▶ _EXERCISE PROMPT_: Your task is to repeat all of the data exactly while excluding the pictures.

▶ _PROVIDED MATERIAL_:
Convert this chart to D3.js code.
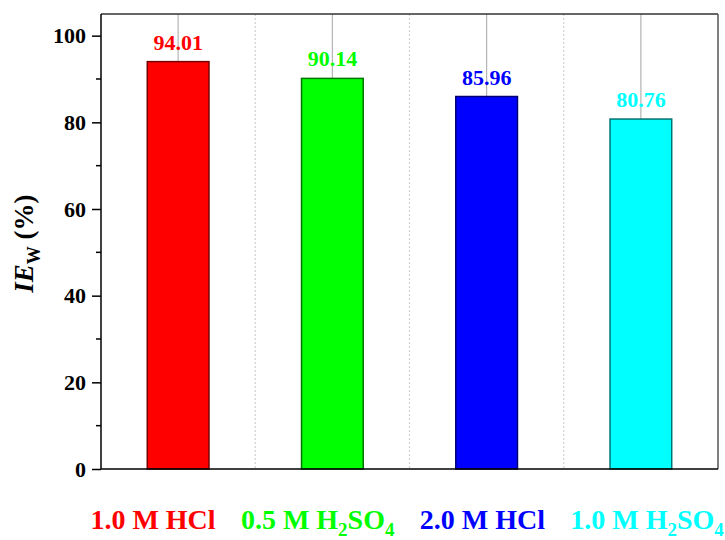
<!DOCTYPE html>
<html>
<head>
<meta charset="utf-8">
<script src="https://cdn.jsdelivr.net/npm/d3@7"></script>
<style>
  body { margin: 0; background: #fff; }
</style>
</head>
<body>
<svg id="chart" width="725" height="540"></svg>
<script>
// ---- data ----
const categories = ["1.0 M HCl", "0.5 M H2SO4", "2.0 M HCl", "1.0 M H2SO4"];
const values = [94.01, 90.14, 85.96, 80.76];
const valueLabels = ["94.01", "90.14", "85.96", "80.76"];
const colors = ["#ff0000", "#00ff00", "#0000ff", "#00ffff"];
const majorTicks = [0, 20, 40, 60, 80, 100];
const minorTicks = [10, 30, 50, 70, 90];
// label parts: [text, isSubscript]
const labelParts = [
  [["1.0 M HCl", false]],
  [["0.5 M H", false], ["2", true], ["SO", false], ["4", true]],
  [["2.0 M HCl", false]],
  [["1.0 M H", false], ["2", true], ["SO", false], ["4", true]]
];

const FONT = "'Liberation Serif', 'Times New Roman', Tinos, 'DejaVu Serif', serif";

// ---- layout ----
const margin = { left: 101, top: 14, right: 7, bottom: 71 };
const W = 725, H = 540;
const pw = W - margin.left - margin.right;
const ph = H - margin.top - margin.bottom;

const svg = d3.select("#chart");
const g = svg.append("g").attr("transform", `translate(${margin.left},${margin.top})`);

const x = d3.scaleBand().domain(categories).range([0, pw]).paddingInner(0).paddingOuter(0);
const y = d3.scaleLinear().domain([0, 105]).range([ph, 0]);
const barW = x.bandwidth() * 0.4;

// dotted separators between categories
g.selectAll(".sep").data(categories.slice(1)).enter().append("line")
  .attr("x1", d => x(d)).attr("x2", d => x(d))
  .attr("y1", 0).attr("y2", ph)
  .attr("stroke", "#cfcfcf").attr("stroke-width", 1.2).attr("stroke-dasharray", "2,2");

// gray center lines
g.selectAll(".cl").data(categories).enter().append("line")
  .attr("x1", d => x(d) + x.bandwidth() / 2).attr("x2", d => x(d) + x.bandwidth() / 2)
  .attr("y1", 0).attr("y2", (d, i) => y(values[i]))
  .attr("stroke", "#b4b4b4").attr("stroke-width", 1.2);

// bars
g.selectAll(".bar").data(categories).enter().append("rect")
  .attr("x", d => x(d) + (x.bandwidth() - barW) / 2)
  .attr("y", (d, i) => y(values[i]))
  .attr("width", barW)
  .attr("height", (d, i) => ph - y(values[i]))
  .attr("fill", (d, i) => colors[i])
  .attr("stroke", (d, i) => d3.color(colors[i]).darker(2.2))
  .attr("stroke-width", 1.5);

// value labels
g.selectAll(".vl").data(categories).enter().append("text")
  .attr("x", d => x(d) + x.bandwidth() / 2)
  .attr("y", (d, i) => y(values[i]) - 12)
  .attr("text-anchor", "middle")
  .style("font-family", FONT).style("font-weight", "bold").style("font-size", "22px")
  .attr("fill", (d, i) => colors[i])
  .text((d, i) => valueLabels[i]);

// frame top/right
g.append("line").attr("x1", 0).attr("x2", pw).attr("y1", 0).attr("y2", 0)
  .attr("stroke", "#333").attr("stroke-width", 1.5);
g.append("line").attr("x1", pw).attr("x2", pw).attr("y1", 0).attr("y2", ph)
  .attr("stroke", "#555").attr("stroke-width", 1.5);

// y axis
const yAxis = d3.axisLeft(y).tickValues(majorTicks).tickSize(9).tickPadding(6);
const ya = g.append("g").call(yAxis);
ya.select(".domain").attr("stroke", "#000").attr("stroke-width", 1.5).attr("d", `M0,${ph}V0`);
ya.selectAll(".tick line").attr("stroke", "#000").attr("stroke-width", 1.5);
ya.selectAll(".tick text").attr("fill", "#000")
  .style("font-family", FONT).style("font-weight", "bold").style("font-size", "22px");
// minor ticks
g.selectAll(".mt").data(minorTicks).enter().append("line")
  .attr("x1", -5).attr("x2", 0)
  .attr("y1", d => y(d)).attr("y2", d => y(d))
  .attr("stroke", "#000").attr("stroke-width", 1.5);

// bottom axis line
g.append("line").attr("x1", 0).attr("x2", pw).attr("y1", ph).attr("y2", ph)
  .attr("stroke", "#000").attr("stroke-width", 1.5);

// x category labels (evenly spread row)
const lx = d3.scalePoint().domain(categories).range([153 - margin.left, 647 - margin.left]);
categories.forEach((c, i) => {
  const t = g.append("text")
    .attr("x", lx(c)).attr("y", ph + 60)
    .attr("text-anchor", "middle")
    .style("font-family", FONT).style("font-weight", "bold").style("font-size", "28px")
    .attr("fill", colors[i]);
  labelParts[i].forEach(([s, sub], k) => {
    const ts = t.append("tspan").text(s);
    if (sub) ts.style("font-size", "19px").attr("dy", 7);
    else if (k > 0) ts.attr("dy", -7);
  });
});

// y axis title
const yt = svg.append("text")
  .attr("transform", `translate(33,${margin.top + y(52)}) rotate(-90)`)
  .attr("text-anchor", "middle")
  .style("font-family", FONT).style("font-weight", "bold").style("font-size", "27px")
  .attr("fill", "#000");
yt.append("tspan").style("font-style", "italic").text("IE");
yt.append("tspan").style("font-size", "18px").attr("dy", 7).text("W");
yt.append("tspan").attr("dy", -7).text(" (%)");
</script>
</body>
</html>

▶ _SOLUTION FOR THIS EXERCISE_:
Convert this chart to D3.js code.
<!DOCTYPE html>
<html>
<head>
<meta charset="utf-8">
<script src="https://cdn.jsdelivr.net/npm/d3@7"></script>
<style>
  body { margin: 0; background: #fff; }
</style>
</head>
<body>
<svg id="chart" width="725" height="540"></svg>
<script>
// ---- data ----
const categories = ["1.0 M HCl", "0.5 M H2SO4", "2.0 M HCl", "1.0 M H2SO4"];
const values = [94.01, 90.14, 85.96, 80.76];
const valueLabels = ["94.01", "90.14", "85.96", "80.76"];
const colors = ["#ff0000", "#00ff00", "#0000ff", "#00ffff"];
const majorTicks = [0, 20, 40, 60, 80, 100];
const minorTicks = [10, 30, 50, 70, 90];
// label parts: [text, isSubscript]
const labelParts = [
  [["1.0 M HCl", false]],
  [["0.5 M H", false], ["2", true], ["SO", false], ["4", true]],
  [["2.0 M HCl", false]],
  [["1.0 M H", false], ["2", true], ["SO", false], ["4", true]]
];

const FONT = "'Liberation Serif', 'Times New Roman', Tinos, 'DejaVu Serif', serif";

// ---- layout ----
const margin = { left: 101, top: 14, right: 7, bottom: 71 };
const W = 725, H = 540;
const pw = W - margin.left - margin.right;
const ph = H - margin.top - margin.bottom;

const svg = d3.select("#chart");
const g = svg.append("g").attr("transform", `translate(${margin.left},${margin.top})`);

const x = d3.scaleBand().domain(categories).range([0, pw]).paddingInner(0).paddingOuter(0);
const y = d3.scaleLinear().domain([0, 105]).range([ph, 0]);
const barW = x.bandwidth() * 0.4;

// dotted separators between categories
g.selectAll(".sep").data(categories.slice(1)).enter().append("line")
  .attr("x1", d => x(d)).attr("x2", d => x(d))
  .attr("y1", 0).attr("y2", ph)
  .attr("stroke", "#cfcfcf").attr("stroke-width", 1.2).attr("stroke-dasharray", "2,2");

// gray center lines
g.selectAll(".cl").data(categories).enter().append("line")
  .attr("x1", d => x(d) + x.bandwidth() / 2).attr("x2", d => x(d) + x.bandwidth() / 2)
  .attr("y1", 0).attr("y2", (d, i) => y(values[i]))
  .attr("stroke", "#b4b4b4").attr("stroke-width", 1.2);

// bars
g.selectAll(".bar").data(categories).enter().append("rect")
  .attr("x", d => x(d) + (x.bandwidth() - barW) / 2)
  .attr("y", (d, i) => y(values[i]))
  .attr("width", barW)
  .attr("height", (d, i) => ph - y(values[i]))
  .attr("fill", (d, i) => colors[i])
  .attr("stroke", (d, i) => d3.color(colors[i]).darker(2.2))
  .attr("stroke-width", 1.5);

// value labels
g.selectAll(".vl").data(categories).enter().append("text")
  .attr("x", d => x(d) + x.bandwidth() / 2)
  .attr("y", (d, i) => y(values[i]) - 12)
  .attr("text-anchor", "middle")
  .style("font-family", FONT).style("font-weight", "bold").style("font-size", "22px")
  .attr("fill", (d, i) => colors[i])
  .text((d, i) => valueLabels[i]);

// frame top/right
g.append("line").attr("x1", 0).attr("x2", pw).attr("y1", 0).attr("y2", 0)
  .attr("stroke", "#333").attr("stroke-width", 1.5);
g.append("line").attr("x1", pw).attr("x2", pw).attr("y1", 0).attr("y2", ph)
  .attr("stroke", "#555").attr("stroke-width", 1.5);

// y axis
const yAxis = d3.axisLeft(y).tickValues(majorTicks).tickSize(9).tickPadding(6);
const ya = g.append("g").call(yAxis);
ya.select(".domain").attr("stroke", "#000").attr("stroke-width", 1.5).attr("d", `M0,${ph}V0`);
ya.selectAll(".tick line").attr("stroke", "#000").attr("stroke-width", 1.5);
ya.selectAll(".tick text").attr("fill", "#000")
  .style("font-family", FONT).style("font-weight", "bold").style("font-size", "22px");
// minor ticks
g.selectAll(".mt").data(minorTicks).enter().append("line")
  .attr("x1", -5).attr("x2", 0)
  .attr("y1", d => y(d)).attr("y2", d => y(d))
  .attr("stroke", "#000").attr("stroke-width", 1.5);

// bottom axis line
g.append("line").attr("x1", 0).attr("x2", pw).attr("y1", ph).attr("y2", ph)
  .attr("stroke", "#000").attr("stroke-width", 1.5);

// x category labels (evenly spread row)
const lx = d3.scalePoint().domain(categories).range([153 - margin.left, 647 - margin.left]);
categories.forEach((c, i) => {
  const t = g.append("text")
    .attr("x", lx(c)).attr("y", ph + 60)
    .attr("text-anchor", "middle")
    .style("font-family", FONT).style("font-weight", "bold").style("font-size", "28px")
    .attr("fill", colors[i]);
  labelParts[i].forEach(([s, sub], k) => {
    const ts = t.append("tspan").text(s);
    if (sub) ts.style("font-size", "19px").attr("dy", 7);
    else if (k > 0) ts.attr("dy", -7);
  });
});

// y axis title
const yt = svg.append("text")
  .attr("transform", `translate(33,${margin.top + y(52)}) rotate(-90)`)
  .attr("text-anchor", "middle")
  .style("font-family", FONT).style("font-weight", "bold").style("font-size", "27px")
  .attr("fill", "#000");
yt.append("tspan").style("font-style", "italic").text("IE");
yt.append("tspan").style("font-size", "18px").attr("dy", 7).text("W");
yt.append("tspan").attr("dy", -7).text(" (%)");
</script>
</body>
</html>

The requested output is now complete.